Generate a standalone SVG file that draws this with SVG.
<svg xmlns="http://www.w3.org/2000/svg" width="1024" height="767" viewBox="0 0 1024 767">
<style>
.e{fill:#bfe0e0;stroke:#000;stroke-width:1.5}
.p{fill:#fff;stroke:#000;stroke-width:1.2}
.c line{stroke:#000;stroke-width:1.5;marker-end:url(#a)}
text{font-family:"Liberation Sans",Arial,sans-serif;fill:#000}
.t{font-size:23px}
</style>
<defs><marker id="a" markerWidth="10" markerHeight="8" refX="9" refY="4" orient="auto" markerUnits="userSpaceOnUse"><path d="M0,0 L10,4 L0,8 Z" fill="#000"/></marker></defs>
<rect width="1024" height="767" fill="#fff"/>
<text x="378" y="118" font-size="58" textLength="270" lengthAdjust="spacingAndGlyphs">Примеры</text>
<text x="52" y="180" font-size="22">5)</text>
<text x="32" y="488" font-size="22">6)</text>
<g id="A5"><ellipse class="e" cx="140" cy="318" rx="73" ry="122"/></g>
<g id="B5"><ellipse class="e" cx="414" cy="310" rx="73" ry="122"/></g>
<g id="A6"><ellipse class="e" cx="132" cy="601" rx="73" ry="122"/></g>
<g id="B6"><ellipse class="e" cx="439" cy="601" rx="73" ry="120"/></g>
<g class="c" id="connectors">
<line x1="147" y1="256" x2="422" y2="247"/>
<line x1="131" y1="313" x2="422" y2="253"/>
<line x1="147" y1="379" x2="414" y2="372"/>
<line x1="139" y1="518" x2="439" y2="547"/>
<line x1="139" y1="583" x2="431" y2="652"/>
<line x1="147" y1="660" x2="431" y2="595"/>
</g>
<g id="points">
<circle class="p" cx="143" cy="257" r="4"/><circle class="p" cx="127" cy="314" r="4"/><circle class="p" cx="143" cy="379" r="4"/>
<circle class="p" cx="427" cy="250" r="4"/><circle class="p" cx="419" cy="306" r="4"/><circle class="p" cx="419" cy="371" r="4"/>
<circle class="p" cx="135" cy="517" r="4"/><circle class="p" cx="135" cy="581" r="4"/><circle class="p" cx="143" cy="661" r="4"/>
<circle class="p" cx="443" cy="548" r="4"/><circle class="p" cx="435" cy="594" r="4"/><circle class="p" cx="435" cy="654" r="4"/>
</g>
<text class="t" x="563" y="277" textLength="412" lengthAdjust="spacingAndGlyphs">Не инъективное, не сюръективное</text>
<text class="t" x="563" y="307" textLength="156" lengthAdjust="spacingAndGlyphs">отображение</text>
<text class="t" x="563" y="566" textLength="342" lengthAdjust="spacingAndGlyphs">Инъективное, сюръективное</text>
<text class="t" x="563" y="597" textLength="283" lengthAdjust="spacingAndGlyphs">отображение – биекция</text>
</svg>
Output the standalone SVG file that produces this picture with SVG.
★ ★ ★ ★ ★
* What is being asked
Using the records given above, list every line that includes the word "standalone".

* Solution to the problem
Generate a standalone SVG file that draws this with SVG.
Output the standalone SVG file that produces this picture with SVG.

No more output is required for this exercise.